In 1917, the building’s tenants included a number of film companies, such as the Pathe (4th floor), Universal (15th floor), Mutual (18th floor), and Feature (4th floor). Other tenants in 1917 were the Hilton Company, clothing dealers (1st and 2nd floors), Remington Typewriter Company (3rd floor), and Silhanek Brothers Tailors (6th floor). The U.S. Government occupied the lower three floors as a labor employment bureau. In 1920, an association of motion picture theater owners called the Allied Amusements Association located on the building’s 13th floor. Other tenants from that year included the Pullman Company, Liberty Mutual Insurance Co., Carnation Milk Products Company, Integrity Mutual Insurance Co., and the Cooperative stores.
In 1931, Jacob Kesner conveyed title of the 220 S. State Street Building to his son-in-law, I.W. Kahn, who headed the Kesner Realty Trust with offices in the Kesner Building at 5 North Wabash Avenue. Two years later, during the height of the Depression, the Trust quit paying ground rent on the property. As a result, the $2 million bond issue that Jacob Kesner had floated in 1924, about $200,000 of which was retired, went into default. The bondholders brought foreclosure proceedings and the taxes went unpaid. Together, the rent and the taxes amounted to about $500,000. In 1937, a circuit court judge turned the building over to the owners of its two ground leases. One parcel was owned by Mrs. Emily Osborn Bliss and Mrs. Mae Osborn Carothers, and the other by the Continental Illinois National Bank and Trust Company and the Northern Trust Company as trustees.
The 220 S. State Street Building received a new ground floor tenant in 1931, when Benson & Rixon, men’s clothiers in Chicago for 45 years, rented 5,000 square feet of space. The store had a window space in the lobby, as well as State Street frontage of 45 feet and a Quincy Street frontage of 144 feet, giving it one of the largest window displays in the Loop. Tailoring workrooms were established on the second floor, with a direct elevator connection. Benson & Rixon moved in 1936 to temporary quarters in the 206-212 S. State Street Building while their new building at 230 S. State Street was under construction. Their former retail space on the first and second floors was subsequently leased to Howard Clothes, Inc., of Brooklyn, New York, as their first branch store in the Midwest. Howard reportedly embarked upon a modernization program of their new space, which included the installation of an air conditioning system. Howard remained in the building until at least 1975.

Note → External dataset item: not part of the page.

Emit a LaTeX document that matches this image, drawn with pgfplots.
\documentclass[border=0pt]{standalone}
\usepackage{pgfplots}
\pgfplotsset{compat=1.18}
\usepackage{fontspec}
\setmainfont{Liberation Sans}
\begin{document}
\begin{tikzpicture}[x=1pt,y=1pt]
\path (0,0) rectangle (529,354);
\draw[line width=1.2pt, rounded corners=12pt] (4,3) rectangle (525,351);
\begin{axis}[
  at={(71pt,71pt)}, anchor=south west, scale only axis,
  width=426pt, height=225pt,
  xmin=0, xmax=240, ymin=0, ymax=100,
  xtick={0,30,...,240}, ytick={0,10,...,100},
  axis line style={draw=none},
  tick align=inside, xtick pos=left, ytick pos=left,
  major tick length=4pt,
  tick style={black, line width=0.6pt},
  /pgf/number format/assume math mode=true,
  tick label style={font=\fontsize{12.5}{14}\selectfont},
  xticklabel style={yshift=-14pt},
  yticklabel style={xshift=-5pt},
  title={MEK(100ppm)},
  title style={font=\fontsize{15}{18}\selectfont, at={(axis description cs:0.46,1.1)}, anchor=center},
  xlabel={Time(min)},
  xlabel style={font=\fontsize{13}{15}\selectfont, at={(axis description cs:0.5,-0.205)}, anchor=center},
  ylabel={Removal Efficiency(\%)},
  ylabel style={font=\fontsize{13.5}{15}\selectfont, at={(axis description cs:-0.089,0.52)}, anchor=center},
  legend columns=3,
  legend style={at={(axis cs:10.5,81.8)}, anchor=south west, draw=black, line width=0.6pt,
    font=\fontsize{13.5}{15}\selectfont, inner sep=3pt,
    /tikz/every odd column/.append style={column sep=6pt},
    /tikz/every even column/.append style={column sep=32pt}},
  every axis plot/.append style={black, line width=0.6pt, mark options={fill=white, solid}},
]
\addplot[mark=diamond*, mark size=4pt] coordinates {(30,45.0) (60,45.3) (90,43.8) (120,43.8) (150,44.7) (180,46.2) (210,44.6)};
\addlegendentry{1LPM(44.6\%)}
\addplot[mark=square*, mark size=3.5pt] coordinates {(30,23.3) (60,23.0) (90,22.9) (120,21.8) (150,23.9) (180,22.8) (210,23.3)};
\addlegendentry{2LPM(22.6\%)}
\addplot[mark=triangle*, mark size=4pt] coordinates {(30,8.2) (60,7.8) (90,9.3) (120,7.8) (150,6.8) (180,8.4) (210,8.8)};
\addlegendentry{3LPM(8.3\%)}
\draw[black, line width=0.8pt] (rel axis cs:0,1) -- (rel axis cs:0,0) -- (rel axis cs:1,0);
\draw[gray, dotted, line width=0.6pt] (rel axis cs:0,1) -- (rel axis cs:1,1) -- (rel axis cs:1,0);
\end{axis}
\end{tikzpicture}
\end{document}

In 1947, the building was sold to the 220 S. State Street Corporation at a cost of $2 million. The sellers were the Continental Illinois Bank and Trust Company and the Northern Trust Company as trustees, and Emily Osborn Bliss and Mae Osborn Carothers. The 220 S. State Street Corporation sold the building in 1960 to a syndicate of Chicago investors for $2 million. The new owners reportedly planned to upgrade the building, prompted by their belief in the rejuvenation of the south end of the Loop due to the planned Federal Center directly to the west on Dearborn.